Sometimes they were deaf, sometimes dumb, sometimes blind, and often all this at once. Their tongues would be drawn down their throats and then pulled out upon their chins to a prodigious length. Their mouths were forc'd open to such a wideness that their jaws went out of joint, and anon clap together again with a force like that of a spring lock, and the like would happen to their shoulder blades and their elbows and hand wrists and several of their joints. They would lie in a benumbed condition and be drawn together like those that are ty'd neck and heels, and presently be stretched out--yea, drawn back enormously. They made piteous outcries that they were cut with knives and struck with blows, and the plain prints of the wounds were seen upon them. Their necks would be broken so that their neckbone would seem dissolved unto them that felt after it, and yet, on the sudden, it would become again so stiff that there was no stirring of their heads. Yea, their heads would be twisted almost round, and if the main force of their friends at any time obstructed a dangerous motion which them seemed upon, they would roar exceedingly. And when devotions were performed with them, their hearing was utterly taken from them.

[When] the ministers of Boston and Charlestown, [kept] a day of prayer with fasting, on this occasion, at the troubled house, the youngest of the four children was immediately, happily, finally delivered from all its trouble. But the magistrates, being awakened by the noise of these grievous and horrid occurrences, examined the person who was under the suspicion of having employed these troublesome daemons, and she gave such a wretched account of herself that she was committed unto the [jailer's] custody.

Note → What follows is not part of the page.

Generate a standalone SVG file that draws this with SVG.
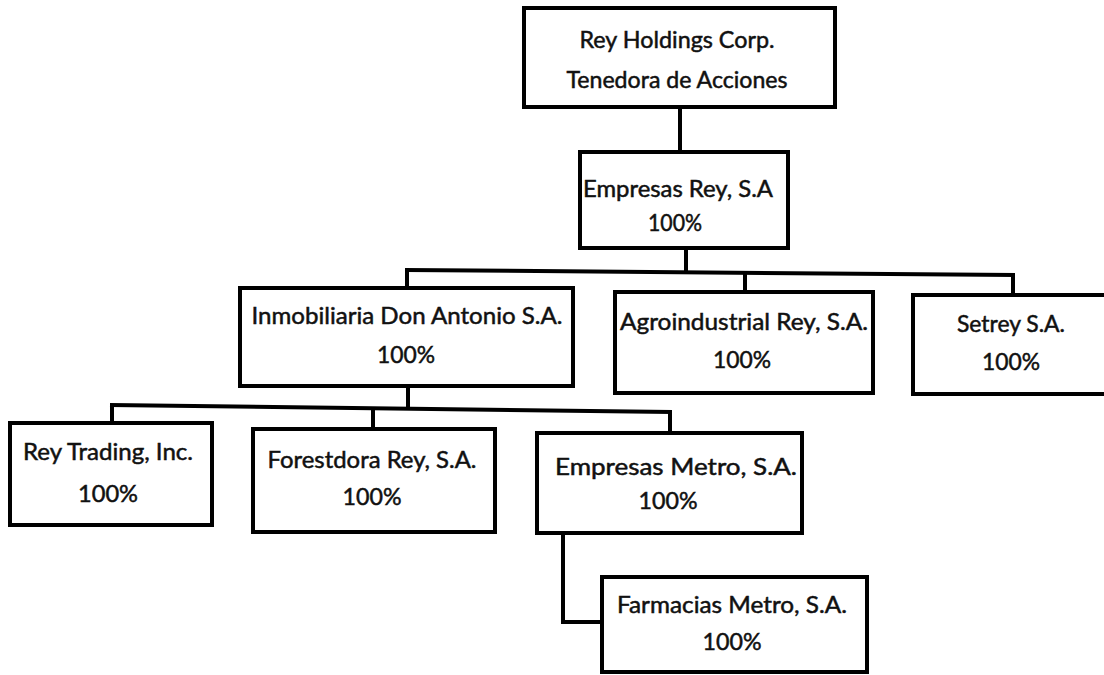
<svg xmlns="http://www.w3.org/2000/svg" width="1104" height="675" viewBox="0 0 1104 675">
<style>
.box{fill:#fff;stroke:#000;stroke-width:4}
.lbl{font-family:Lato,"Liberation Sans",sans-serif;font-size:23px;fill:#111;stroke:#111;stroke-width:0.5;text-anchor:middle}
.con{fill:none;stroke:#000;stroke-width:4}
</style>
<rect width="1104" height="675" fill="#fff"/>
<g id="connectors">
<path class="con" d="M680,107 V152"/>
<path class="con" d="M686,248 V271"/>
<path class="con" d="M405,270 L1015,275"/>
<path class="con" d="M407,270 V288"/>
<path class="con" d="M745,273 V292"/>
<path class="con" d="M1013,275 V295"/>
<path class="con" d="M408,386 V407"/>
<path class="con" d="M110,405 L672,412"/>
<path class="con" d="M112,405 V423"/>
<path class="con" d="M373,408 V429"/>
<path class="con" d="M670,412 V433"/>
<path class="con" d="M563,533 V622 H602"/>
</g>
<g id="rey-holdings">
<rect class="box" x="524" y="8" width="311" height="99"/>
<text class="lbl" x="677" y="48" textLength="195" lengthAdjust="spacingAndGlyphs">Rey Holdings Corp.</text>
<text class="lbl" x="677" y="88" textLength="221" lengthAdjust="spacingAndGlyphs">Tenedora de Acciones</text>
</g>
<g id="empresas-rey">
<rect class="box" x="580" y="152" width="208" height="96"/>
<text class="lbl" x="678" y="197" textLength="190" lengthAdjust="spacingAndGlyphs">Empresas Rey, S.A</text>
<text class="lbl" x="675" y="231" textLength="54" lengthAdjust="spacingAndGlyphs">100%</text>
</g>
<g id="inmobiliaria">
<rect class="box" x="240" y="288" width="333" height="98"/>
<text class="lbl" x="407" y="324" textLength="311" lengthAdjust="spacingAndGlyphs">Inmobiliaria Don Antonio S.A.</text>
<text class="lbl" x="406" y="363" textLength="58" lengthAdjust="spacingAndGlyphs">100%</text>
</g>
<g id="agroindustrial">
<rect class="box" x="615" y="292" width="258" height="101"/>
<text class="lbl" x="744" y="330" textLength="248" lengthAdjust="spacingAndGlyphs">Agroindustrial Rey, S.A.</text>
<text class="lbl" x="742" y="368" textLength="58" lengthAdjust="spacingAndGlyphs">100%</text>
</g>
<g id="setrey">
<rect class="box" x="913" y="295" width="196" height="99"/>
<text class="lbl" x="1011" y="332" textLength="108" lengthAdjust="spacingAndGlyphs">Setrey S.A.</text>
<text class="lbl" x="1011" y="370" textLength="58" lengthAdjust="spacingAndGlyphs">100%</text>
</g>
<g id="rey-trading">
<rect class="box" x="10" y="423" width="202" height="102"/>
<text class="lbl" x="108" y="460" textLength="170" lengthAdjust="spacingAndGlyphs">Rey Trading, Inc.</text>
<text class="lbl" x="108" y="502" textLength="60" lengthAdjust="spacingAndGlyphs">100%</text>
</g>
<g id="forestdora">
<rect class="box" x="253" y="429" width="242" height="103"/>
<text class="lbl" x="372" y="468" textLength="209" lengthAdjust="spacingAndGlyphs">Forestdora Rey, S.A.</text>
<text class="lbl" x="372" y="505" textLength="59" lengthAdjust="spacingAndGlyphs">100%</text>
</g>
<g id="empresas-metro">
<rect class="box" x="537" y="433" width="265" height="100"/>
<text class="lbl" x="676" y="475" textLength="242" lengthAdjust="spacingAndGlyphs">Empresas Metro, S.A.</text>
<text class="lbl" x="668" y="509" textLength="59" lengthAdjust="spacingAndGlyphs">100%</text>
</g>
<g id="farmacias-metro">
<rect class="box" x="602" y="577" width="265" height="95"/>
<text class="lbl" x="732" y="613" textLength="230" lengthAdjust="spacingAndGlyphs">Farmacias Metro, S.A.</text>
<text class="lbl" x="732" y="650" textLength="59" lengthAdjust="spacingAndGlyphs">100%</text>
</g>
</svg>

It was not long before this woman (whose name was Glover) was brought upon her trial, but then the court could have no answers from her but in the Irish, which was her native language, although she understood English very well and had accustomed her whole family to none but English in her former conversation. When she pleaded to her indictment, it was with owning and bragging rather than denial of her guilt. And the interpreters, by whom the communication between the bench and the barr was managed, were made sensible that a spell had been laid by another witch on this to prevent her telling tales by confining her to a language which 'twas hoped nobody would understand.

The woman's house being searched, several images (or poppets) or babies made of rags and stuffed with goats' hair were thence produced, and the vile woman confessed that her way to torment the objects of her malice was by wetting her finger with spittle and stroaking [the] little images.

The abused children were then present in the court [and] the woman kept stooping and shrinking as one that was almost prest unto death with a mighty weight upon her. But, one of the images being brought unto her, she oddly and swiftly started up and snatched it into her hand, but she had no sooner snatched it than one of the children fell into sad fits before the whole assembly. The judges had their just apprehension at this, and carefully causing a repition of the experiment, they still found the same event of it, tho' the children saw not when the hand of the witch was laid upon the images.

They asked her "whether she had any to stand by her?" She replied she had and, looking very pertly into the air, she added, "No, he's gone!" and then she acknowledged that she had one, who was her prince, with whom she mentioned I know not what communion. For which cause, the night after, she was heard expostulating with a devil for his thus deserting her, telling him that because he had served her so basely and falsely, she had confessed all.

However, to make all clear, the court appointed five or six physicians to examine her very strictly, whether she was no way crazed in her intellectuals. Divers hours did they spend with her, and in all that while, no discourse came from her but what was agreeable, particularly when they asked her what she thought of her soul she replied, "You ask me a very solemn question and I cannot tell what to say to it." She profest herself a Roman Catholic and could recite her Pater-noster in Latin very readily, but there was one clause or two very hard for her, whereof she said she could not repeat if she "might have all the world."

In the upshot, the doctors returned her compos mentis and sentence of death was passed upon her. Divers days past between her being arraigned and condemned and in this time one Hughes testified that her neighbor (called Howen), who was cruelly bewitched unto death about six years before, laid her death to the charge of this woman and bid her (the said Hughes) to remember this, for within six years their would be occasion to mention it.

One of Hughes' children was presently taken ill in the same woeful manner that Goodwin's was, and particularly the boy, in the night, cried out that a black person with a blue cap in the room tortured him and that they tried with their hand in the bed for to pull out his bowels.

The mother of the boy went unto Glover the day following and asked her why she tortured the poor lad at such a rate. Glover answered, "Because of the wrong [I] had received from [you]" and boasted that she had come at him as a black person with a blue cap and, with her hand in the bed, would have pulled his bowels out, but could not. Hughes denied that she had wronged her, and Glover, then desiring to see the boy, wished him well, upon which he had no more of his indispositions.